2.      Melakukan perkawinan yang hukumnya sunah
Orang yang telah mempunyai kemauan dan kemampuan untuk melangsungkan pernikahan, tetapi kalau tidak menikah tidak dikhawatirkan akan berbuat zina, maka hukum melaksanakan pernikahan bagi orang tersebut adalah sunnah.
3.      Melakukan perkawinan yang hukumnya haram
Bagi orang yang tidak memunyai keinginan dan tidak mempunyai kemampuan serta tanggung jawab  untuk melaksanakan kewajiban-kewajiban dalam rumah tangga sehingga apabila melangsungkan pernikan akan terlantarlah dirinya dan istrinya.
4.      Melakukan perkawinan yang hukumnya makruh
Bagi orang yang mempunyai kemapuan untuk melakukan pernikahan juga cukup mempunyai kemampuan utnuk menahan diri sehingga tidak memungkinkan dirinya tergelincir berbuat zina sekiranya tidak menikah. Hanya saja orang ini tidak mempunyai keinginan yang kuat untuk dapat memenuhi kewajiban suami istri dengan baik.
5.      Melakukan perkawinan yang hukumnya mubah
Bagi orang yang mempunyai kemampuan untuk melakukannya, tetapi apabila tidak melakukannya tidak khawatir akan berbuat zina dan apabila melakukannya juga tidak akan melantarkan istri. Perkawinan orang tersebut hanya didasarkan untuk memenuhi kesenangan bukan dengan tujuan menjaga kehormatan agamanya dan membina keluarga sejahtera.
 

B.     Tujuan Pernikahan
Tujuan pernikahan menurut agama Islam ialah untuk memenuhi petunjuk agama dalam rangka mendirikan keluarga yang harmonis, sejahtera dan bahagia. Jadi aturan pernikahan menurut Islam merupakan tuntunan agama yang perlu mendapat perhatian, sehingga tujuan melangsungkan pernikahan pun hendaknya ditujukan untuk memenuhi petunjuk agama.
Menurut Al-Ghazali, sebagai sunnah Nabi pernikahan mempunyai tujuan yang dikembangkan menjadi 5, yaitu:
1.      Mendapatkan dan melangsungkan keturunan.
Naluri manusia memunyai kecenderungan untuk mempunyai keturunan yang sah keabsahan anak keturunan yang diakui oleh dirinya sendiri, masyarakat, negara dan kebenaran keyakinan agama Islam. Kehidupan keluarga bahagia umumnya ditentukan oleh kehadiran anak-anak.
Anak sebagai keturunan bukan saja menjadi buah hati, tetapi juga sebagai pembantu dalam hidup di dunia, bahkan akan memberi tambahan amal kebajikan di akhirat nanti.
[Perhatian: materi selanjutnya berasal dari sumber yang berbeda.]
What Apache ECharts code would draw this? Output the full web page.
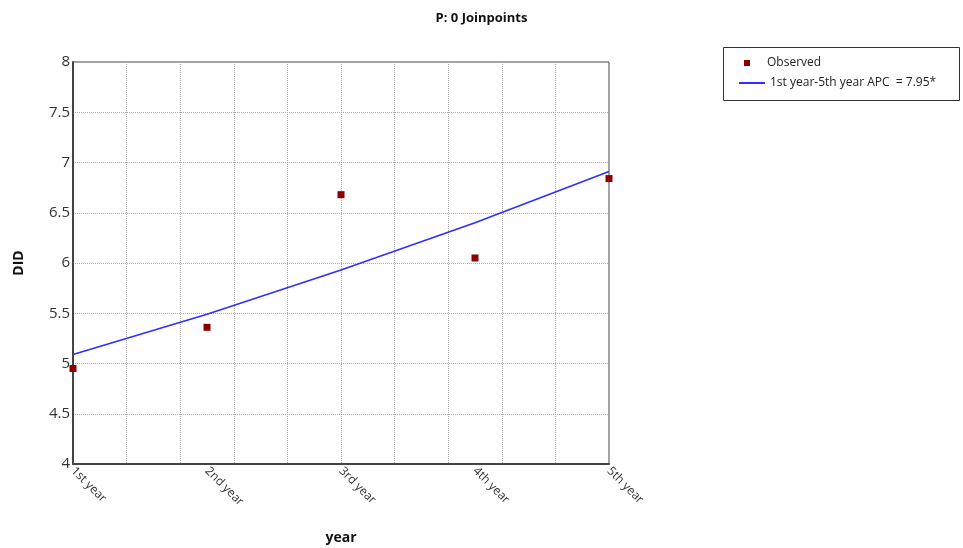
<!DOCTYPE html>
<html>
<head>
<meta charset="utf-8">
<script src="https://cdn.jsdelivr.net/npm/echarts@6/dist/echarts.min.js"></script>
<style>html,body{margin:0;padding:0;background:#fff}#c{width:963px;height:548px}</style>
</head>
<body>
<div id="c"></div>
<script>
const categories = ['1st year', '2nd year', '3rd year', '4th year', '5th year'];
const observed = [4.95, 5.36, 6.68, 6.05, 6.84];
const fitted = [5.09, 5.49, 5.93, 6.40, 6.91];
const yTicks = [4, 4.5, 5, 5.5, 6, 6.5, 7, 7.5, 8];
const lineName = '1st year-5th year APC  = 7.95*';

const font = '"Open Sans", "Noto Sans", sans-serif';
const chart = echarts.init(document.getElementById('c'));
chart.setOption({
  animation: false,
  textStyle: { fontFamily: font },
  title: {
    text: 'P: 0 Joinpoints', left: 'center', top: 7,
    textStyle: { fontSize: 13, fontWeight: 'bold', color: '#111', fontFamily: font }
  },
  grid: { left: 73, top: 62, width: 536, height: 402, show: true, borderColor: '#444', borderWidth: 1, outerBoundsMode: 'none', containLabel: false },
  xAxis: [
    {
      type: 'value', min: 1, max: 5, interval: 0.4, position: 'bottom',
      axisLine: { show: false }, axisTick: { show: false }, axisLabel: { show: false },
      splitLine: { show: true, lineStyle: { color: '#aaa', type: [1, 1], width: 1 } }
    },
    {
      type: 'value', min: 1, max: 5, interval: 1, position: 'bottom',
      name: 'year', nameLocation: 'middle', nameGap: 67,
      nameTextStyle: { fontSize: 14, fontWeight: 'bold', color: '#111', fontFamily: font },
      axisLine: { show: true, lineStyle: { color: '#444', width: 2 } },
      axisTick: { show: false },
      splitLine: { show: false },
      axisLabel: {
        rotate: -45, margin: 5, fontSize: 12, color: '#333',
        formatter: v => categories[Math.round(v) - 1] || ''
      }
    }
  ],
  yAxis: {
    type: 'value', min: yTicks[0], max: yTicks[yTicks.length - 1], interval: 0.5,
    name: 'DID', nameLocation: 'middle', nameGap: 47,
    nameTextStyle: { fontSize: 14, fontWeight: 'bold', color: '#111', fontFamily: font },
    axisLine: { show: true, lineStyle: { color: '#444', width: 2 } },
    axisTick: { show: false },
    axisLabel: { fontSize: 15, color: '#333', margin: 3 },
    splitLine: { show: true, lineStyle: { color: '#aaa', type: [1, 1], width: 1 } }
  },
  legend: [
    {
      data: ['Observed'], left: 739, top: 52, orient: 'vertical',
      itemWidth: 6, itemHeight: 6, icon: 'rect',
      textStyle: { fontSize: 12, color: '#222', padding: [0, 0, 0, 12] }
    },
    {
      data: [lineName], left: 734, top: 72, orient: 'vertical',
      itemWidth: 26, itemHeight: 2, icon: 'rect',
      textStyle: { fontSize: 12, color: '#222' }
    }
  ],
  graphic: [
    { type: 'rect', shape: { x: 723.5, y: 47.5, width: 236, height: 53 }, style: { fill: 'none', stroke: '#333', lineWidth: 1 }, z: 10 }
  ],
  series: [
    {
      name: lineName, type: 'line', xAxisIndex: 0,
      data: fitted.map((v, i) => [i + 1, v]),
      showSymbol: false, symbol: 'none',
      lineStyle: { color: '#2e2eff', width: 1.5 }, itemStyle: { color: '#2e2eff' }, z: 3
    },
    {
      name: 'Observed', type: 'scatter', xAxisIndex: 0,
      data: observed.map((v, i) => [i + 1, v]),
      symbol: 'rect', symbolSize: 7,
      itemStyle: { color: '#8b0000', opacity: 1 }, z: 4
    }
  ]
});
</script>
</body>
</html>
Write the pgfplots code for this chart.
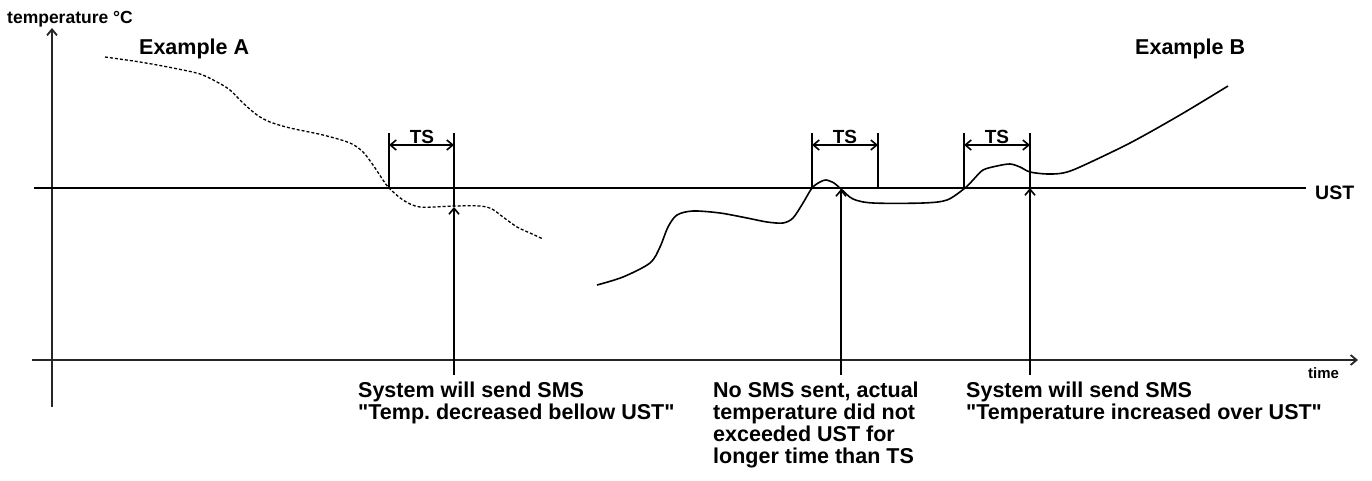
\documentclass[border=0pt]{standalone}
\usepackage{fontspec}
\setmainfont{Liberation Sans}[Ligatures=TeXOff]
\usepackage{pgfplots}
\pgfplotsset{compat=1.18}
\usetikzlibrary{arrows.meta}
\frenchspacing
\begin{document}
\begin{tikzpicture}
\useasboundingbox (0,0) rectangle (1372pt,481pt);
\begin{axis}[at={(0,0)}, anchor=south west, width=1372pt, height=481pt,
  scale only axis, xmin=0, xmax=1372, ymin=0, ymax=481, y dir=reverse,
  hide axis, clip=false]
% axes
\addplot[line width=1.8pt, color=black!85, -{Straight Barb[length=6pt,width=10pt]}] coordinates {(52,407) (52,28)};
\addplot[line width=1.8pt, color=black!85, -{Straight Barb[length=6pt,width=10pt]}] coordinates {(32,360) (1358,360)};
% UST line
\addplot[line width=1.8pt, color=black] coordinates {(34,188) (1306,188)};
% Example A (dashed)
\addplot[line width=1.3pt, dash pattern=on 3pt off 2pt, smooth] coordinates {
(105,57) (140,62) (173,68) (200,74) (217,82) (230,90) (243,103) (257,115)
(270,122) (290,128) (323,135) (350,143) (363,152) (373,165) (383,180) (389,188)
(403,200) (420,207) (454,206) (480,206) (492,209) (503,217) (517,227) (530,233) (543,239)};
% Example B (solid)
\addplot[line width=1.6pt, smooth] coordinates {
(597,285) (623,277) (650,263) (660,247) (668,227) (677,215) (693,211) (720,213)
(747,218) (767,222) (783,223) (793,218) (803,203) (812,188) (820,182) (826,180)
(834,183) (841,189) (853,199) (873,203) (923,203) (947,200) (965,188) (973,180)
(983,170) (997,166) (1010,164) (1020,167) (1030,172) (1047,174) (1063,173)
(1080,167) (1130,143) (1180,115) (1228,86)};
% TS A
\addplot[line width=1.6pt] coordinates {(389,133) (389,188)};
\addplot[line width=1.6pt] coordinates {(454,133) (454,207)};
\addplot[line width=1.6pt, {Straight Barb[length=6pt,width=10pt]}-{Straight Barb[length=6pt,width=10pt]}] coordinates {(389,145) (454,145)};
\addplot[line width=1.6pt, -{Straight Barb[length=6pt,width=10pt]}] coordinates {(454,375) (454,207)};
% TS middle
\addplot[line width=1.6pt] coordinates {(812,133) (812,188)};
\addplot[line width=1.6pt] coordinates {(878,133) (878,188)};
\addplot[line width=1.6pt, {Straight Barb[length=6pt,width=10pt]}-{Straight Barb[length=6pt,width=10pt]}] coordinates {(812,145) (878,145)};
\addplot[line width=1.6pt, -{Straight Barb[length=6pt,width=10pt]}] coordinates {(841,375) (841,189)};
% TS B
\addplot[line width=1.6pt] coordinates {(964,133) (964,188)};
\addplot[line width=1.6pt] coordinates {(1030,133) (1030,188)};
\addplot[line width=1.6pt, {Straight Barb[length=6pt,width=10pt]}-{Straight Barb[length=6pt,width=10pt]}] coordinates {(964,145) (1030,145)};
\addplot[line width=1.6pt, -{Straight Barb[length=6pt,width=10pt]}] coordinates {(1030,375) (1030,188)};
% labels
\tikzset{lbl/.style={inner sep=0pt, anchor=base west, font=\bfseries\fontsize{21.5}{22}\selectfont}}
\node[inner sep=0pt, anchor=base west, font=\bfseries\fontsize{17.5}{18}\selectfont] at (axis cs:7,24) {temperature °C};
\node[lbl] at (axis cs:139,55) {Example A};
\node[lbl] at (axis cs:1135,55) {Example B};
\node[inner sep=0pt, anchor=base west, font=\bfseries\fontsize{19.5}{20}\selectfont] at (axis cs:1315,199) {UST};
\node[inner sep=0pt, anchor=base west, font=\bfseries\fontsize{15}{16}\selectfont] at (axis cs:1308,378) {time};
\node[inner sep=0pt, anchor=base, font=\bfseries\fontsize{19}{19}\selectfont] at (axis cs:422,144) {TS};
\node[inner sep=0pt, anchor=base, font=\bfseries\fontsize{19}{19}\selectfont] at (axis cs:845,144) {TS};
\node[inner sep=0pt, anchor=base, font=\bfseries\fontsize{19}{19}\selectfont] at (axis cs:997,144) {TS};
\node[lbl] at (axis cs:358,397) {System will send SMS};
\node[lbl] at (axis cs:358,419) {"Temp.\ decreased bellow UST"};
\node[lbl] at (axis cs:713,397) {No SMS sent, actual};
\node[lbl] at (axis cs:713,419) {temperature did not};
\node[lbl] at (axis cs:713,441) {exceeded UST for};
\node[lbl] at (axis cs:713,463) {longer time than TS};
\node[lbl] at (axis cs:966,397) {System will send SMS};
\node[lbl] at (axis cs:966,419) {"Temperature increased over UST"};
\end{axis}
\end{tikzpicture}
\end{document}
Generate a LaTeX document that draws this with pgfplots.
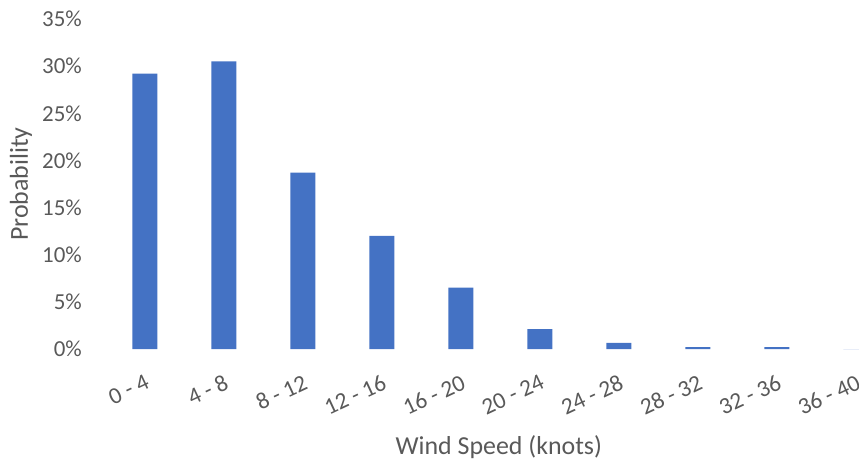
\documentclass[border=0pt]{standalone}
\usepackage{pgfplots}
\pgfplotsset{compat=1.18}
\usepackage{fontspec}
\setmainfont{Carlito}
\definecolor{barblue}{HTML}{4472C4}
\definecolor{txt}{HTML}{595959}
\begin{document}
\begin{tikzpicture}
\begin{axis}[
  name=ax,
  at={(0,0)}, anchor=south west,
  scale only axis,
  width=753.5bp, height=330bp,
  xmin=-0.5, xmax=9.04,
  ymin=0, ymax=35,
  axis line style={draw=none},
  major tick length=0pt,
  ytick={0,5,...,35},
  yticklabels={0\%,5\%,10\%,15\%,20\%,25\%,30\%,35\%},
  yticklabel style={font=\fontsize{23}{27}\selectfont, text=txt, anchor=east, inner sep=0pt, xshift=-23.5bp},
  xtick={0,...,9},
  xticklabels={0 - 4,4 - 8,8 - 12,12 - 16,16 - 20,20 - 24,24 - 28,28 - 32,32 - 36,36 - 40},
  xticklabel style={font=\fontsize{23.5}{28}\selectfont, text=txt, rotate=25, anchor=north east, inner sep=0pt, yshift=-22bp, xshift=-11bp},
  xlabel={Wind Speed (knots)},
  xlabel style={font=\fontsize{26}{31}\selectfont, text=txt, at={(axis description cs:0.522,0)}, anchor=center, yshift=-98bp},
  ylabel={Probability},
  ylabel style={font=\fontsize{26}{31}\selectfont, text=txt, at={(axis description cs:-0.1121,0.5)}, anchor=center},
  clip=false,
]
\addplot[ybar, bar width=25bp, fill=barblue, draw=none] coordinates {
  (0,29.2) (1,30.5) (2,18.7) (3,12.0) (4,6.5) (5,2.1) (6,0.64) (7,0.2) (8,0.2) (9,0)
};
\end{axis}
\pgfresetboundingbox
\useasboundingbox (-105.5bp,-114bp) rectangle (753.5bp,349bp);
\end{tikzpicture}
\end{document}
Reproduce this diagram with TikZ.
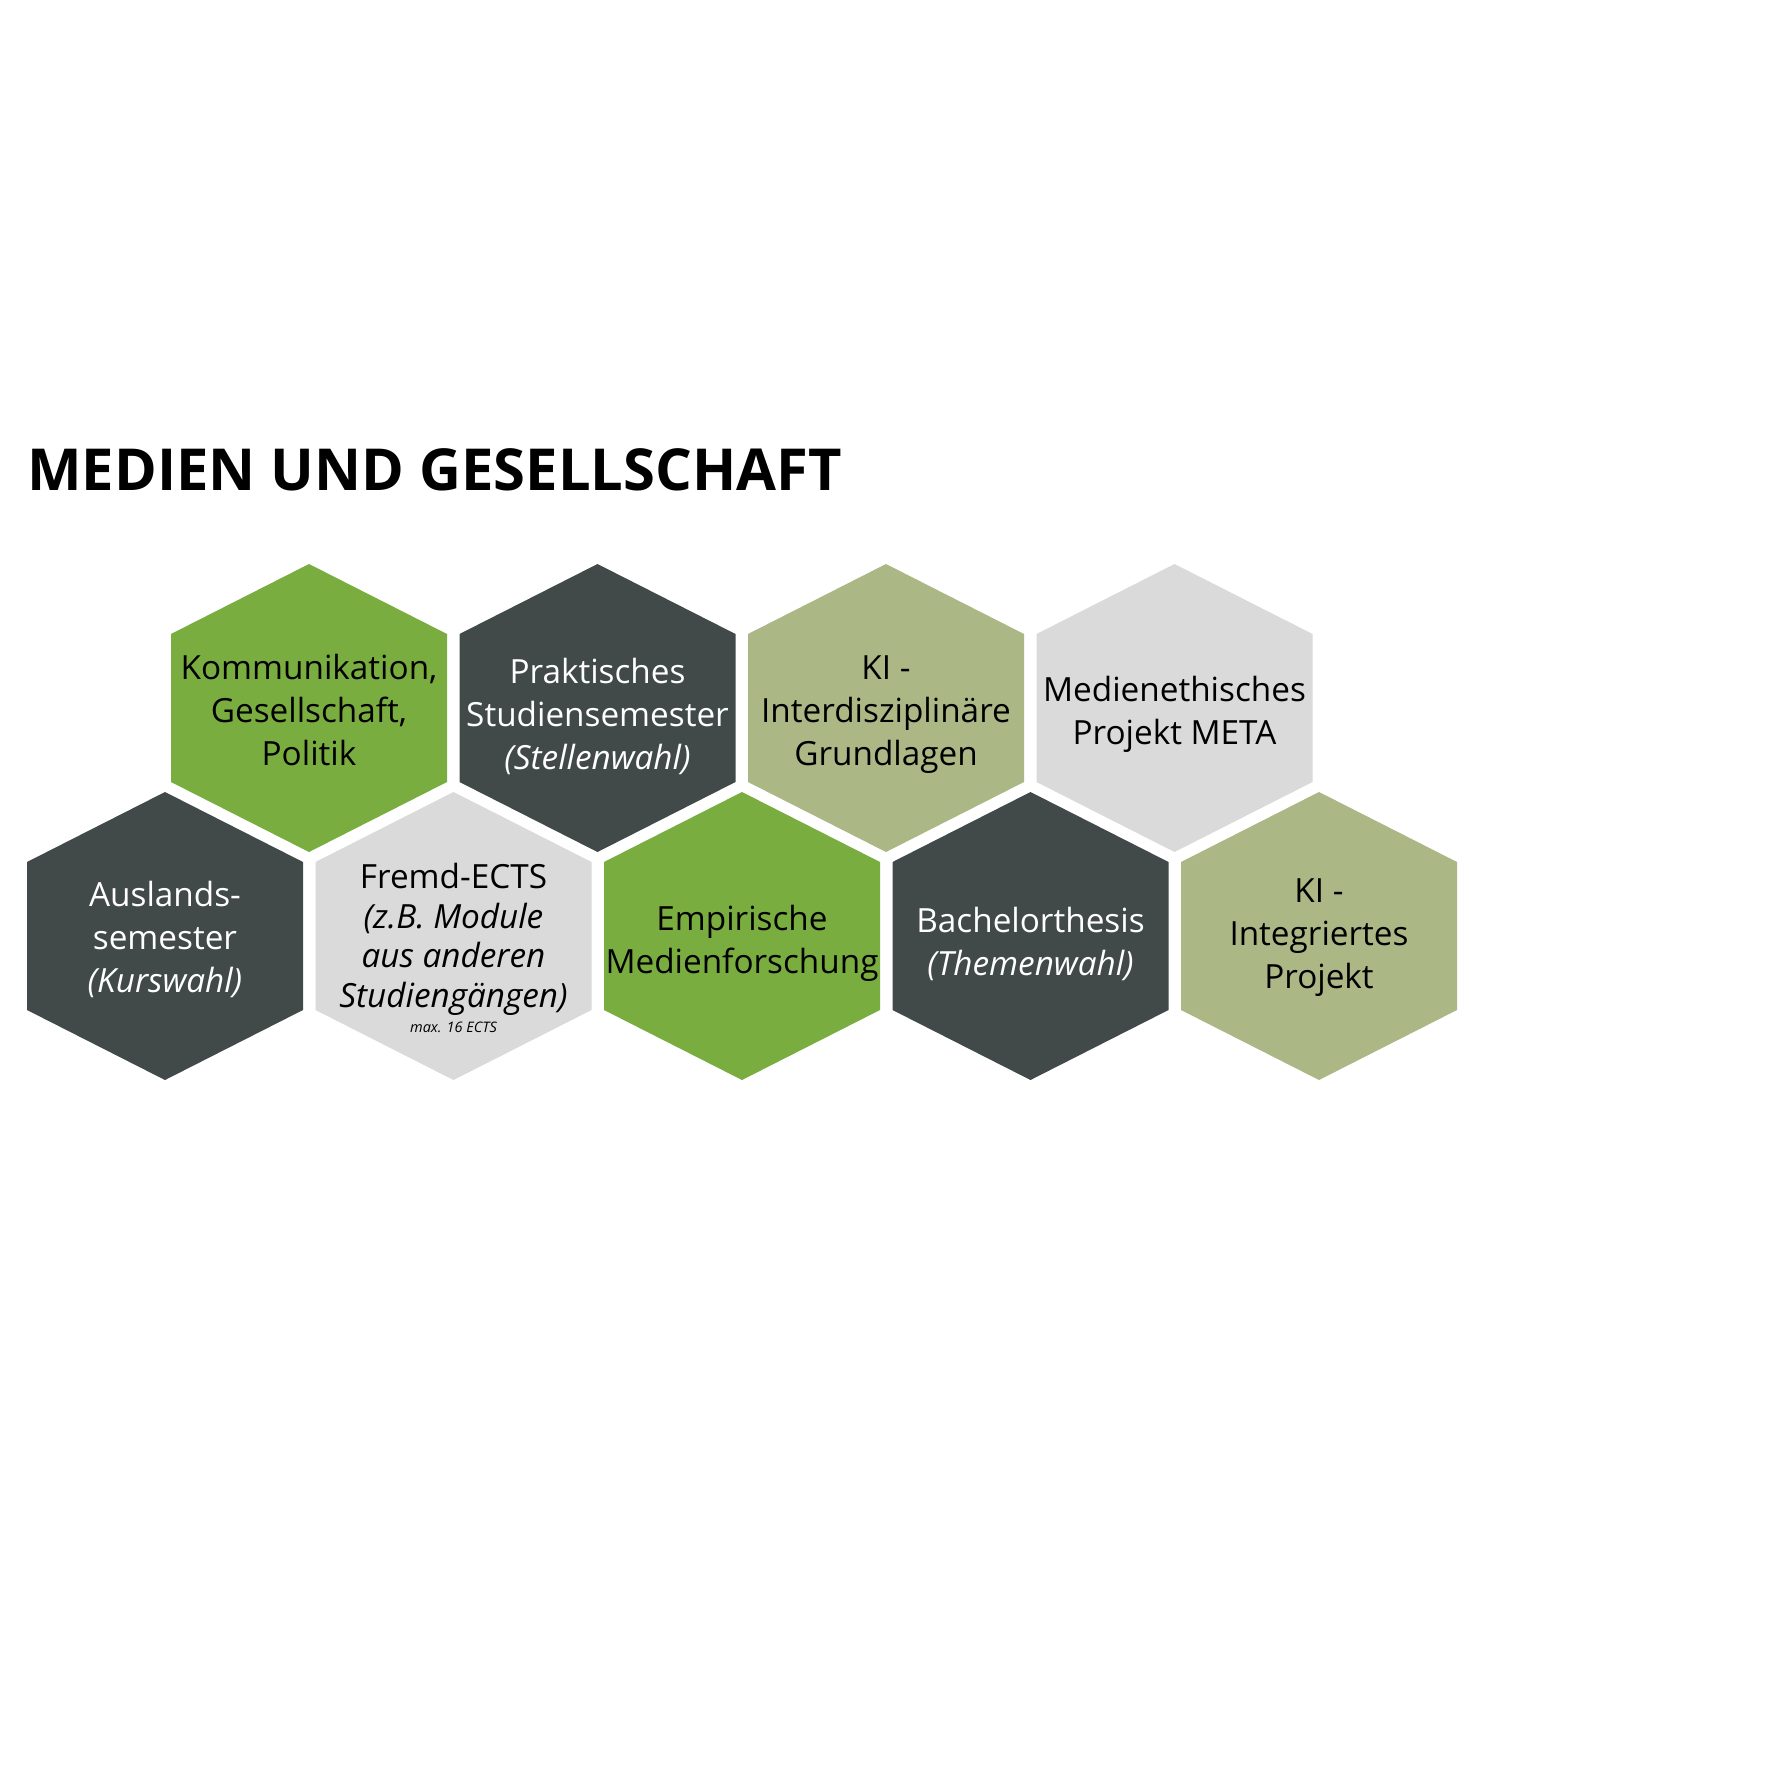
\documentclass[tikz,border=0pt]{standalone}
\usepackage{fontspec}
\setmainfont{Open Sans}
\definecolor{hgreen}{HTML}{7AAD40}
\definecolor{hdark}{HTML}{414A48}
\definecolor{holive}{HTML}{ACB786}
\definecolor{hlight}{HTML}{DADADA}
\newcommand\hexshape[3]{\fill[#1] (#2-138,#3-74) -- (#2,#3-144) -- (#2+138,#3-74) -- (#2+138,#3+74) -- (#2,#3+144) -- (#2-138,#3+74) -- cycle;}
\begin{document}
\begin{tikzpicture}[x=1pt,y=-1pt,
  hextext/.style={align=center, inner sep=0pt, font=\fontsize{33.3}{43}\selectfont},
  ontdark/.style={hextext, text=white},
  onlight/.style={hextext, text=black},
  titlestyle/.style={anchor=base west, inner sep=0pt, font=\fontsize{57.9}{70}\selectfont\bfseries}]
\useasboundingbox (0,0) rectangle (1779,1779);
\fill[white] (0,0) rectangle (1779,1779);
\node[titlestyle] (title) at (27,490) {MEDIEN UND GESELLSCHAFT};
% row 1
\hexshape{hgreen}{309}{708}
\hexshape{hdark}{597.5}{708}
\hexshape{holive}{886}{708}
\hexshape{hlight}{1174.5}{708}
% row 2
\hexshape{hdark}{165}{936}
\hexshape{hlight}{453.5}{936}
\hexshape{hgreen}{742}{936}
\hexshape{hdark}{1030.5}{936}
\hexshape{holive}{1319}{936}
% texts
\node[onlight] (kom) at (309,710) {Kommunikation,\\Gesellschaft,\\Politik};
\node[ontdark] (prak) at (597.5,716) {Praktisches\\Studiensemester\\\itshape(Stellenwahl)};
\node[onlight] (kiint) at (886,715) {KI -\\Interdisziplinäre\\Grundlagen};
\node[onlight] (meta) at (1174.5,714) {Medienethisches\\Projekt META};
\node[ontdark] (ausl) at (165,939) {Auslands-\\semester\\\itshape(Kurswahl)};
\node[onlight, font=\fontsize{33.3}{39.5}\selectfont] (fremd) at (453.5,948) {Fremd-ECTS\\\itshape(z.B. Module\\\itshape aus anderen\\\itshape Studiengängen)\\[-14pt]{\fontsize{14.5}{16}\selectfont\itshape max. 16 ECTS}};
\node[onlight] (emp) at (742,943) {Empirische\\Medienforschung};
\node[ontdark] (bach) at (1030.5,944) {Bachelorthesis\\\itshape(Themenwahl)};
\node[onlight] (kiproj) at (1319,938) {KI -\\Integriertes\\Projekt};
\end{tikzpicture}
\end{document}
2.      Memenuhi hajat manusia manyalurkan syahwatnya dan menumpahkan kasih sayangnya.
Sudah menjadi kodrat iradah Allah SWT, manusia diciptakan berjodoh-jodoh dan diciptakan oleh Allah SWT mempunyai keinginan untuk berhubungan. Disamping pernikahan untuk naluri seksual juga untuk menyalurkan cinta dan kasih sayang di kalangan pria dan wanita secara harmonis dan bertanggung jawab.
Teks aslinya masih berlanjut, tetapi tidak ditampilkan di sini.